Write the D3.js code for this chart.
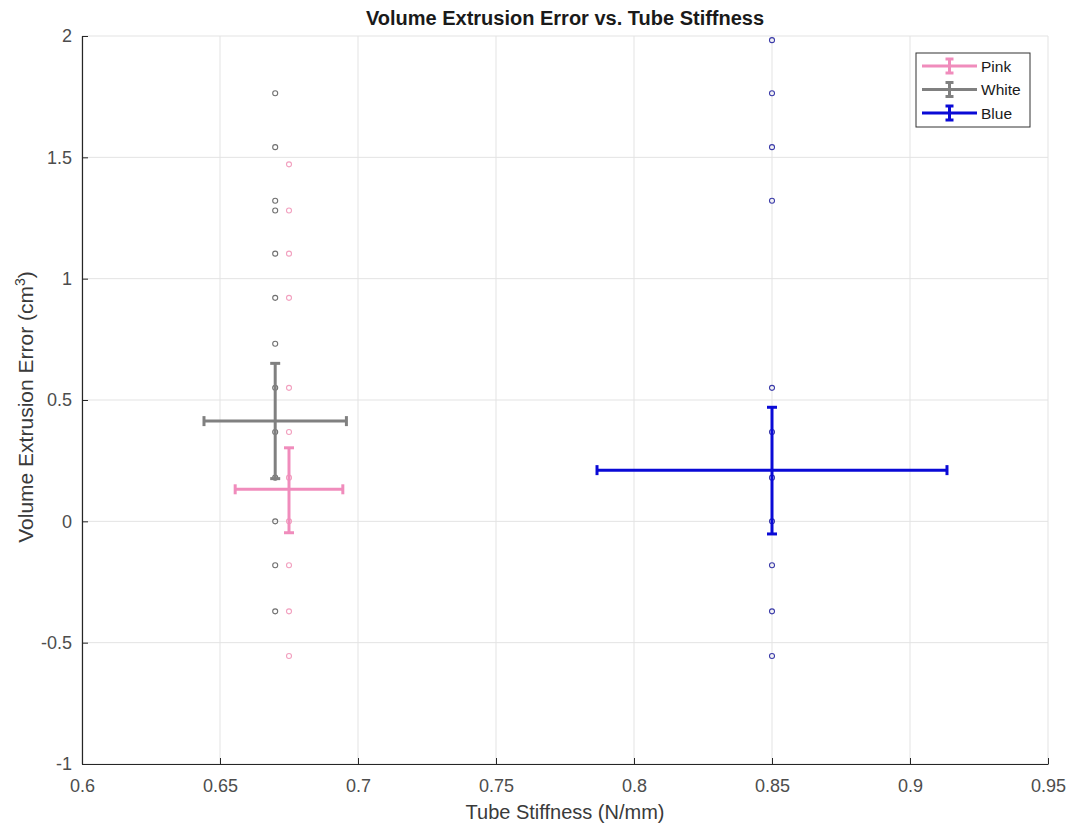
<!DOCTYPE html>
<html>
<head>
<meta charset="utf-8">
<script src="https://cdn.jsdelivr.net/npm/d3@7"></script>
<style>
  body { margin: 0; background: #fff; }
  svg { display: block; }
  text { font-family: Arial, "Liberation Sans", Helvetica, sans-serif; }
</style>
</head>
<body>
<svg id="chart" width="1071" height="824"></svg>
<script>
// ---- Data ----
const xTicks = [0.6, 0.65, 0.7, 0.75, 0.8, 0.85, 0.9, 0.95];
const yTicks = [-1, -0.5, 0, 0.5, 1, 1.5, 2];
const xTickLabels = ["0.6", "0.65", "0.7", "0.75", "0.8", "0.85", "0.9", "0.95"];
const yTickLabels = ["-1", "-0.5", "0", "0.5", "1", "1.5", "2"];

const seriesNames = ["Pink", "White", "Blue"];
const seriesColors = ["#f08cbc", "#808080", "#0a0ad6"];
const markerColors = ["#f2a0bf", "#707070", "#3a3aa8"];

// raw sample points (x stiffness, y error)
const pinkX = 0.675;
const pinkPoints = [1.471, 1.281, 1.103, 0.921, 0.550, 0.368, 0.180, 0.0, -0.181, -0.371, -0.555];
const whiteX = 0.67;
const whitePoints = [1.764, 1.542, 1.321, 1.281, 1.103, 0.921, 0.732, 0.550, 0.368, 0.180, 0.0, -0.181, -0.371];
const blueX = 0.85;
const bluePoints = [1.983, 1.764, 1.542, 1.321, 0.550, 0.368, 0.180, 0.0, -0.181, -0.371, -0.555];

// error bar summaries: mean x, mean y, x half-width, y lower, y upper
const meanX = [0.675, 0.670, 0.850];
const meanY = [0.132, 0.413, 0.211];
const xErr = [0.0195, 0.0258, 0.0634];
const yLow = [-0.047, 0.176, -0.052];
const yHigh = [0.303, 0.651, 0.470];

// ---- Layout ----
const svg = d3.select("#chart");
const mLeft = 82, mRight = 1048, mTop = 36, mBottom = 764;

const x = d3.scaleLinear().domain([0.6, 0.95]).range([mLeft, mRight]);
const y = d3.scaleLinear().domain([-1, 2]).range([mBottom, mTop]);

// grid
const grid = svg.append("g");
grid.selectAll(".vg").data(xTicks).enter().append("line")
  .attr("x1", d => x(d)).attr("x2", d => x(d))
  .attr("y1", mTop).attr("y2", mBottom)
  .attr("stroke", "#e3e3e3").attr("stroke-width", 1);
grid.selectAll(".hg").data(yTicks).enter().append("line")
  .attr("x1", mLeft).attr("x2", mRight)
  .attr("y1", d => y(d)).attr("y2", d => y(d))
  .attr("stroke", "#e3e3e3").attr("stroke-width", 1);

// axes (MATLAB style: inward ticks)
const xAxis = d3.axisBottom(x).tickValues(xTicks)
  .tickFormat((d, i) => xTickLabels[i]).tickSizeInner(-6).tickSizeOuter(0).tickPadding(15);
const yAxis = d3.axisLeft(y).tickValues(yTicks)
  .tickFormat((d, i) => yTickLabels[i]).tickSizeInner(-6).tickSizeOuter(0).tickPadding(10);

const gx = svg.append("g").attr("transform", `translate(0,${mBottom})`).call(xAxis);
const gy = svg.append("g").attr("transform", `translate(${mLeft},0)`).call(yAxis);
[gx, gy].forEach(g => {
  g.select(".domain").attr("stroke", "#262626").attr("stroke-width", 1.2);
  g.selectAll(".tick line").attr("stroke", "#262626").attr("stroke-width", 1);
  g.selectAll(".tick text").attr("fill", "#4d4d4d").style("font-size", "18px")
    .style("font-family", "Arial, 'Liberation Sans', sans-serif");
});

// scatter points
const pts = [
  {xv: pinkX, ys: pinkPoints, c: markerColors[0]},
  {xv: whiteX, ys: whitePoints, c: markerColors[1]},
  {xv: blueX, ys: bluePoints, c: markerColors[2]}
];
const ptG = svg.append("g");
pts.forEach(s => {
  ptG.selectAll(null).data(s.ys).enter().append("circle")
    .attr("cx", x(s.xv)).attr("cy", d => y(d)).attr("r", 2.5)
    .attr("fill", "none").attr("stroke", s.c).attr("stroke-width", 1.1);
});

// error bars
const cap = 5;
const eb = svg.append("g");
seriesNames.forEach((n, i) => {
  const c = seriesColors[i];
  const g = eb.append("g").attr("stroke", c).attr("stroke-width", 3).attr("fill", "none");
  const cx = x(meanX[i]), cy = y(meanY[i]);
  g.append("line").attr("x1", cx).attr("x2", cx).attr("y1", y(yLow[i])).attr("y2", y(yHigh[i]));
  g.append("line").attr("x1", cx - cap).attr("x2", cx + cap).attr("y1", y(yLow[i])).attr("y2", y(yLow[i]));
  g.append("line").attr("x1", cx - cap).attr("x2", cx + cap).attr("y1", y(yHigh[i])).attr("y2", y(yHigh[i]));
  const xl = x(meanX[i] - xErr[i]), xr = x(meanX[i] + xErr[i]);
  g.append("line").attr("x1", xl).attr("x2", xr).attr("y1", cy).attr("y2", cy);
  g.append("line").attr("x1", xl).attr("x2", xl).attr("y1", cy - cap).attr("y2", cy + cap);
  g.append("line").attr("x1", xr).attr("x2", xr).attr("y1", cy - cap).attr("y2", cy + cap);
});

// title
svg.append("text").attr("x", (mLeft + mRight) / 2).attr("y", 25)
  .attr("text-anchor", "middle").style("font-size", "20px").style("font-weight", "bold")
  .attr("fill", "#1a1a1a").text("Volume Extrusion Error vs. Tube Stiffness");

// x label
svg.append("text").attr("x", (mLeft + mRight) / 2).attr("y", 819)
  .attr("text-anchor", "middle").style("font-size", "20px").attr("fill", "#3a3a3a")
  .text("Tube Stiffness (N/mm)");

// y label
const yl = svg.append("text").attr("transform", `translate(33,407) rotate(-90)`)
  .attr("text-anchor", "middle").style("font-size", "21px").attr("fill", "#3a3a3a");
yl.append("tspan").text("Volume Extrusion Error (cm");
yl.append("tspan").attr("dy", -8).style("font-size", "14px").text("3");
yl.append("tspan").attr("dy", 8).text(")");

// legend
const lg = svg.append("g");
lg.append("rect").attr("x", 916).attr("y", 53).attr("width", 114).attr("height", 74)
  .attr("fill", "#fff").attr("stroke", "#333").attr("stroke-width", 1);
const lx1 = 922, lx2 = 977;
const legY = d3.scalePoint().domain(seriesNames).range([66, 113]);
seriesNames.forEach((n, i) => {
  const yy = legY(n);
  const midx = (lx1 + lx2) / 2;
  const g = lg.append("g").attr("stroke", seriesColors[i]).attr("stroke-width", 3);
  g.append("line").attr("x1", lx1).attr("x2", lx2).attr("y1", yy).attr("y2", yy);
  g.append("line").attr("x1", midx).attr("x2", midx).attr("y1", yy - 7).attr("y2", yy + 7);
  g.append("line").attr("x1", midx - 4).attr("x2", midx + 4).attr("y1", yy - 7).attr("y2", yy - 7);
  g.append("line").attr("x1", midx - 4).attr("x2", midx + 4).attr("y1", yy + 7).attr("y2", yy + 7);
  lg.append("text").attr("x", 981).attr("y", yy + 5.5).style("font-size", "15.5px")
    .attr("fill", "#1a1a1a").text(n);
});
</script>
</body>
</html>
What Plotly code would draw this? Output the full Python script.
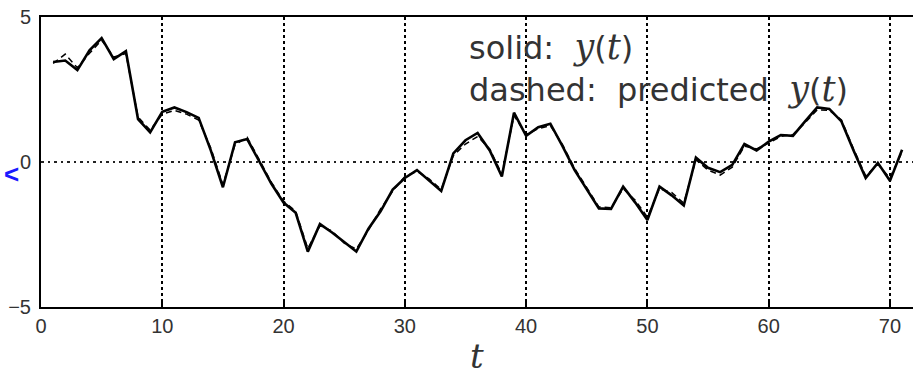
import plotly.graph_objects as go

t = list(range(1, 72))
y_solid = [3.45, 3.5, 3.17, 3.85, 4.27, 3.55, 3.82, 1.48, 1.02, 1.73,
           1.88, 1.72, 1.52, 0.40, -0.87, 0.68, 0.79, 0.0, -0.75, -1.4,
           -1.75, -3.09, -2.14, -2.43, -2.75, -3.09, -2.3, -1.7, -0.95, -0.55,
           -0.28, -0.65, -1.0, 0.3, 0.75, 1.0, 0.4, -0.5, 1.7, 0.9,
           1.2, 1.32, 0.55, -0.28, -0.95, -1.6, -1.62, -0.85, -1.4, -2.0,
           -0.85, -1.15, -1.5, 0.15, -0.2, -0.35, -0.1, 0.62, 0.4, 0.7,
           0.93, 0.9, 1.4, 1.88, 1.83, 1.4, 0.4, -0.55, -0.03, -0.65,
           0.42]
y_pred = [3.40, 3.72, 3.25, 3.75, 4.20, 3.62, 3.74, 1.55, 1.10, 1.65,
          1.78, 1.65, 1.45, 0.48, -0.78, 0.60, 0.85, 0.05, -0.70, -1.35,
          -1.70, -2.98, -2.20, -2.38, -2.80, -3.00, -2.35, -1.62, -1.00, -0.50,
          -0.32, -0.58, -0.95, 0.22, 0.62, 0.88, 0.45, -0.42, 1.60, 0.95,
          1.15, 1.25, 0.60, -0.22, -0.90, -1.55, -1.58, -0.92, -1.32, -1.90,
          -0.92, -1.05, -1.42, 0.08, -0.28, -0.45, -0.18, 0.55, 0.45, 0.65,
          0.88, 0.95, 1.35, 1.80, 1.78, 1.45, 0.45, -0.48, -0.08, -0.55,
          0.35]
x_ticks = [0, 10, 20, 30, 40, 50, 60, 70]
y_ticks = [-5, 0, 5]
y_tick_text = ["\u22125", "0", "5"]

fig = go.Figure()
fig.add_trace(go.Scatter(x=t, y=y_pred, mode="lines",
                         line=dict(color="black", width=1.5, dash="6px,4px"),
                         showlegend=False))
fig.add_trace(go.Scatter(x=t, y=y_solid, mode="lines",
                         line=dict(color="black", width=2.6),
                         showlegend=False))

fig.update_layout(
    width=913, height=377,
    margin=dict(l=41, r=0, t=17, b=70),
    paper_bgcolor="white", plot_bgcolor="white",
    font=dict(family="Liberation Sans, Arial, sans-serif", size=20, color="#333"),
)
fig.update_xaxes(
    range=[0, 71.9], tickvals=x_ticks, ticktext=[str(v) for v in x_ticks],
    showgrid=True, gridcolor="black", griddash="dot", gridwidth=1.5,
    showline=True, linecolor="black", linewidth=2, mirror=True,
    ticks="inside", ticklen=6, tickcolor="black", tickwidth=1.5,
    zeroline=False, tickfont=dict(size=20, color="#333"),
)
fig.update_yaxes(
    range=[-5, 5], tickvals=y_ticks, ticktext=y_tick_text,
    showgrid=True, gridcolor="#222", griddash="3px,4px,2px,4px", gridwidth=1.5,
    showline=True, linecolor="black", linewidth=2,
    ticks="", zeroline=False, tickfont=dict(size=20, color="#333"),
    ticklabelstandoff=4,
)

serif = "font-family:'DejaVu Serif', 'Liberation Serif', serif; font-style:italic; font-size:35px"
sans = "DejaVu Sans, Liberation Sans, sans-serif"
yt = "<span style=\"" + serif + "\">y</span>(<span style=\"" + serif + "\">t</span>)"
fig.add_annotation(xref="paper", yref="paper", x=(467 - 41) / 872, y=(307 - 68) / 290,
                   xanchor="left", yanchor="middle", showarrow=False, align="left",
                   text="solid:  " + yt + "<br>dashed:  predicted  " + yt,
                   font=dict(size=32, color="#333", family=sans))
fig.add_annotation(xref="paper", yref="paper", x=0.5, y=-(356 - 307) / 290,
                   xanchor="center", yanchor="middle", showarrow=False,
                   text="<i>t</i>",
                   font=dict(size=34, color="#333", family="DejaVu Serif, Liberation Serif, serif"))
# blue mark at left edge
fig.add_annotation(xref="paper", yref="paper", x=-30 / 872, y=(307 - 174) / 290,
                   xanchor="center", yanchor="middle", showarrow=False,
                   text="<b>&lt;</b>",
                   font=dict(size=26, color="#1a1aff", family="Liberation Sans, Arial, sans-serif"))

fig.write_html("out.html")
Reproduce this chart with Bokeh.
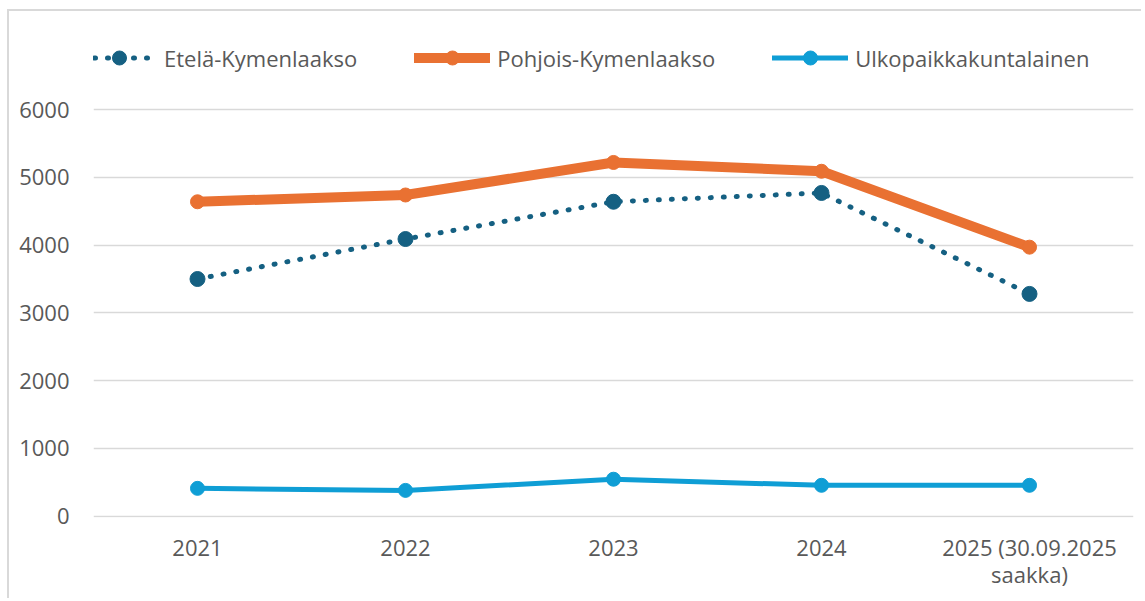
from bokeh.plotting import figure
from bokeh.models import Range1d, FactorRange, Legend, LegendItem, ColumnDataSource
from bokeh.embed import file_html
from bokeh.resources import INLINE

categories = ["2021", "2022", "2023", "2024", "2025 (30.09.2025\nsaakka)"]
etela = [3500, 4090, 4640, 4770, 3280]
pohjois = [4640, 4740, 5220, 5090, 3970]
ulko = [410, 380, 545, 455, 455]
series_names = ["Etelä-Kymenlaakso", "Pohjois-Kymenlaakso", "Ulkopaikkakuntalainen"]
y_ticks = [0, 1000, 2000, 3000, 4000, 5000, 6000]

FONT = "Open Sans"
TXT = "#595959"
FS = "22px"

p = figure(width=1134, height=589, output_backend="svg", toolbar_location=None,
           x_range=FactorRange(factors=categories), y_range=Range1d(-20, 7153),
           min_border_left=84, min_border_right=10, min_border_top=20, min_border_bottom=83)
p.styles = {"border-top": "2px solid #d9d9d9", "border-left": "2px solid #d9d9d9",
            "margin-left": "7px", "margin-top": "9px"}
p.outline_line_color = None
p.background_fill_color = "white"
p.border_fill_color = "white"

src = ColumnDataSource(dict(x=categories, e=etela, po=pohjois, u=ulko))

l1 = p.line("x", "e", source=src, line_color="#156082", line_width=5, line_dash="1 12", line_cap="round")
s1 = p.scatter("x", "e", source=src, size=15, fill_color="#156082", line_color="#156082")
l2 = p.line("x", "po", source=src, line_color="#E97132", line_width=10, line_cap="round", line_join="round")
s2 = p.scatter("x", "po", source=src, size=14, fill_color="#E97132", line_color="#E97132")
l3 = p.line("x", "u", source=src, line_color="#0F9ED5", line_width=5, line_cap="round", line_join="round")
s3 = p.scatter("x", "u", source=src, size=14, fill_color="#0F9ED5", line_color="#0F9ED5")

p.yaxis.ticker = y_ticks
p.xaxis.axis_line_color = None
p.yaxis.axis_line_color = None
for ax in (p.xaxis, p.yaxis):
    ax.major_tick_line_color = None
    ax.minor_tick_line_color = None
    ax.major_label_text_font = FONT
    ax.major_label_text_font_size = FS
    ax.major_label_text_color = TXT
p.yaxis.major_label_standoff = 18
p.xaxis.major_label_standoff = 8
p.xaxis.major_label_text_line_height = 0.92
p.xgrid.grid_line_color = None
p.ygrid.grid_line_color = "#d9d9d9"
p.ygrid.grid_line_width = 1.5

legend = Legend(items=[
    LegendItem(label=series_names[0], renderers=[l1, s1]),
    LegendItem(label=series_names[1], renderers=[l2, s2]),
    LegendItem(label=series_names[2], renderers=[l3, s3]),
], orientation="horizontal", location=(-12, 442), padding=0, margin=0,
    spacing=57, glyph_width=76, glyph_height=35, label_height=35, label_standoff=7,
    label_text_font=FONT, label_text_font_size=FS, label_text_color=TXT,
    border_line_color=None, background_fill_alpha=0)
p.add_layout(legend, "center")

open("out.html", "w").write(file_html(p, INLINE))
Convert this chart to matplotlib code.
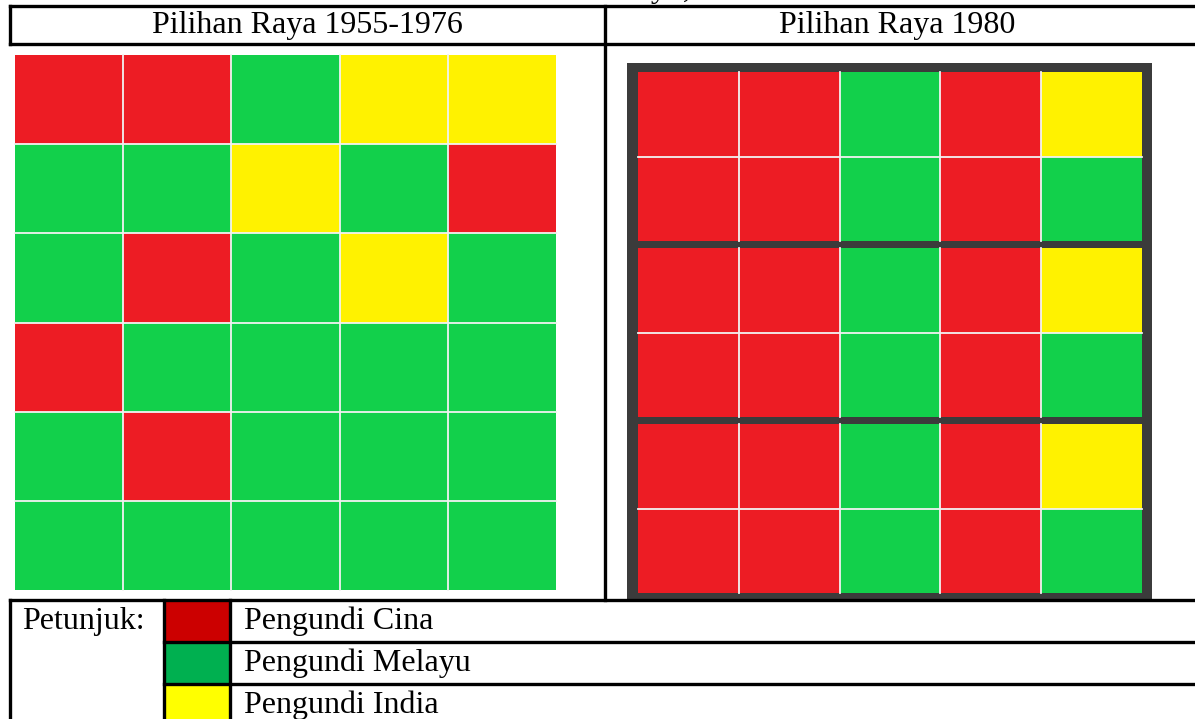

_____

WHAT YOU ARE ASKED TO DO:
From the records above, transcribe exactly the lines starting at the one containing "What Plotly code" and ending at the one containing "import plotly.graph_objects as go". Skip the pictures.

ANSWER TO THE PROBLEM:
What Plotly code would draw this? Output the full Python script.
import plotly.graph_objects as go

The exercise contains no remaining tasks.